Dans sa note explicative jointe à l’arrêt, la Cour de cassation justifie sa décision en faveur « d’une solution répondant aux attentes des tiers qui, victimes d’une inexécution ou d’une mauvaise exécution contractuelle, sont susceptibles, en l’absence de méconnaissance par le contractant poursuivi d’une obligation générale de prudence ou de diligence ou du devoir général de ne pas nuire à autrui, d’être privés de toute indemnisation de leur dommage ».
Cette analyse confirme la tendance déjà observée, qui consiste à gommer la définition classique de la faute et à l’étendre hors de ses limites, dans l’intérêt des victimes.
C’est ce qui explique qu’une obligation de résultat, par essence inscrite dans le contrat et découlant uniquement de l’accord des parties, se transforme ainsi en obligation générale susceptible d’être invoquée par autrui.
S’il n’est pas tempéré, un tel principe pourrait avoir pour conséquence une réelle imprévisibilité pour les parties, des conséquences de leurs engagements contractuels.
La Cour de cassation réaffirme cependant à cet égard, comme elle l’avait déjà fait en 2006, l’importance de la notion de causalité, qui devient ainsi le seul critère pertinent pour apprécier le bien-fondé d’un recours :
« En réalité, l’arrêt rendu subordonne le succès de l’action en indemnisation du tiers à la preuve du lien de causalité qu’il incombe à celui-ci de rapporter entre le manquement contractuel qu’il demande de reconnaître et le préjudice dont il justifie ».

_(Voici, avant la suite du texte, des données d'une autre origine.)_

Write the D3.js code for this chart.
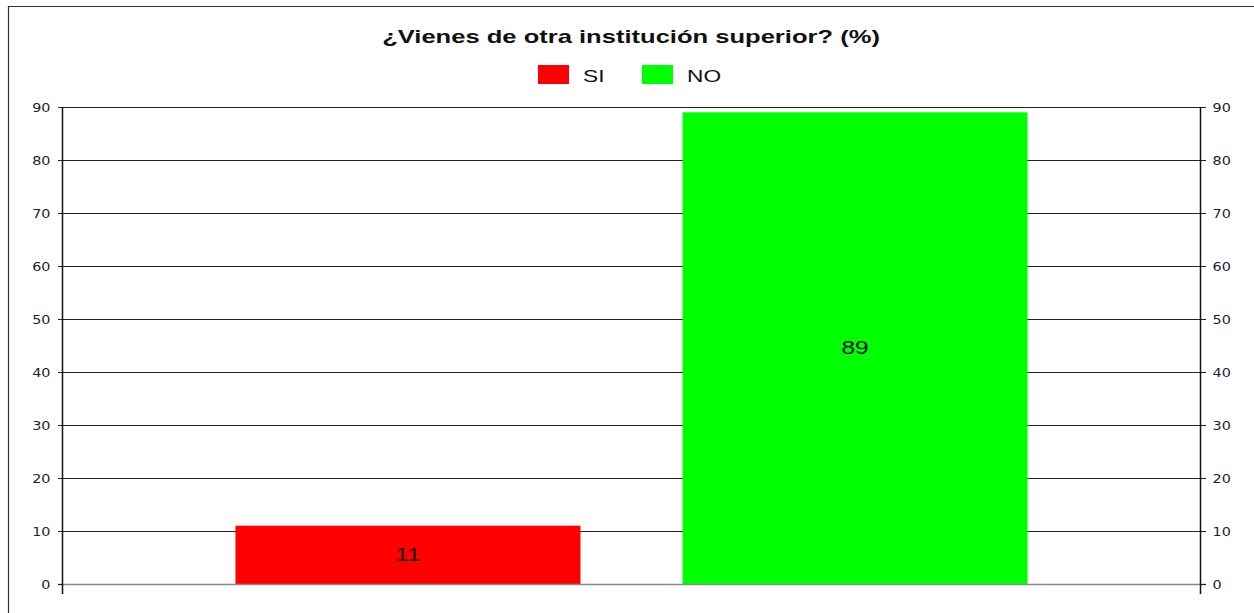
<!DOCTYPE html>
<html><head><meta charset="utf-8">
<script src="https://cdn.jsdelivr.net/npm/d3@7"></script>
<style>body{margin:0;background:#fff;}svg{display:block;}</style>
</head><body>
<svg id="c" width="1254" height="613"></svg>
<script>
const title = "¿Vienes de otra institución superior? (%)";
const categories = [""];
const seriesNames = ["SI", "NO"];
const seriesColors = ["#ff0000", "#00ff00"];
const siValues = [11];
const noValues = [89];
const yTicks = [0, 10, 20, 30, 40, 50, 60, 70, 80, 90];

const svg = d3.select("#c");
const W = 1254, H = 613;
const m = {left: 63, right: 54, top: 107, bottom: 29};
const x0 = d3.scaleBand().domain(categories).range([m.left, W - m.right]).paddingInner(0.1788).paddingOuter(0.1788);
const x1 = d3.scaleBand().domain(seriesNames).range([0, x0.bandwidth()]).paddingInner(0.2282).paddingOuter(0);
const y = d3.scaleLinear().domain([0, 90]).range([H - m.bottom, m.top]);
const SANS = "Liberation Sans, Arial, sans-serif";

// frame
svg.append("path").attr("d", `M8.5,${H} V6.5 H${W}`).attr("fill", "none").attr("stroke", "#333").attr("stroke-width", 1.2);

// gridlines
svg.append("g").selectAll("line").data(yTicks.filter(d => d > 0)).join("line")
  .attr("x1", m.left - 5).attr("x2", W - m.right)
  .attr("y1", d => Math.round(y(d)) + 0.5).attr("y2", d => Math.round(y(d)) + 0.5)
  .attr("stroke", "#222").attr("stroke-width", 1);

// bars
const data = categories.map((c, i) => ({cat: c, vals: [siValues[i], noValues[i]]}));
const g = svg.append("g").selectAll("g").data(data).join("g").attr("transform", d => `translate(${x0(d.cat)},0)`);
g.selectAll("rect").data(d => d.vals.map((v, j) => ({s: seriesNames[j], v, c: seriesColors[j]}))).join("rect")
  .attr("x", d => x1(d.s)).attr("width", x1.bandwidth())
  .attr("y", d => y(d.v)).attr("height", d => y(0) - y(d.v)).attr("fill", d => d.c);
g.selectAll("text").data(d => d.vals.map((v, j) => ({s: seriesNames[j], v}))).join("text")
  .attr("transform", d => `translate(${x1(d.s) + x1.bandwidth() / 2},${(y(d.v) + y(0)) / 2}) scale(1.4,1)`)
  .attr("text-anchor", "middle").attr("dominant-baseline", "central")
  .attr("font-family", SANS).attr("font-size", 17.5).attr("fill", "#111")
  .text(d => d.v);

// zero line
svg.append("line").attr("x1", m.left - 5).attr("x2", W - m.right + 6)
  .attr("y1", y(0) + 0.5).attr("y2", y(0) + 0.5).attr("stroke", "#888").attr("stroke-width", 1.5);

// axes
const axL = svg.append("g").attr("transform", `translate(${m.left},0)`)
  .call(d3.axisLeft(y).tickValues(yTicks).tickSize(5));
const axR = svg.append("g").attr("transform", `translate(${W - m.right},0)`)
  .call(d3.axisRight(y).tickValues(yTicks).tickSize(6));
[[axL, -12.5], [axR, 12.5]].forEach(([a, off]) => {
  a.select(".domain").remove();
  a.selectAll(".tick line").attr("stroke", "#222");
  a.selectAll("text").attr("x", null).attr("dy", "0.35em")
    .attr("transform", `translate(${off},0) scale(1.25,1)`)
    .attr("font-family", "DejaVu Sans, Verdana, sans-serif").attr("font-size", 11.5).attr("fill", "#1a2233");
});
svg.append("line").attr("x1", m.left - 0.5).attr("x2", m.left - 0.5).attr("y1", m.top).attr("y2", y(0) + 10).attr("stroke", "#111").attr("stroke-width", 1.5);
svg.append("line").attr("x1", W - m.right + 0.5).attr("x2", W - m.right + 0.5).attr("y1", m.top).attr("y2", y(0) + 10).attr("stroke", "#111").attr("stroke-width", 1.5);

// title
svg.append("text").attr("transform", "translate(631,43) scale(1.42,1)").attr("text-anchor", "middle")
  .attr("font-family", SANS).attr("font-weight", "bold").attr("font-size", 18).attr("fill", "#111")
  .text(title);

// legend
const legX = [538, 642];
const lg = svg.append("g").selectAll("g").data(seriesNames).join("g").attr("transform", (d, i) => `translate(${legX[i]},65)`);
lg.append("rect").attr("width", 31).attr("height", 19).attr("fill", (d, i) => seriesColors[i]);
lg.append("text").attr("transform", "translate(45,11) scale(1.42,1)").attr("dominant-baseline", "central")
  .attr("font-family", SANS).attr("font-size", 16).attr("fill", "#111").text(d => d);
</script>
</body></html>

Il est désormais clairement jugé que la distinction entre l’action en responsabilité contractuelle et délictuelle ne repose plus sur le fait générateur, qu’il soit fautif ou non, mais uniquement sur la démonstration d’un lien causalité direct et certain, qui de ce fait, doit se trouver au centre des débats judiciaires.
Il sera intéressant de voir si la solution ainsi donnée par la Cour de cassation, apparemment dictée par un souci de simplification et d’efficacité, sera reprise par le législateur dans le cadre de la réforme du droit de la responsabilité civile.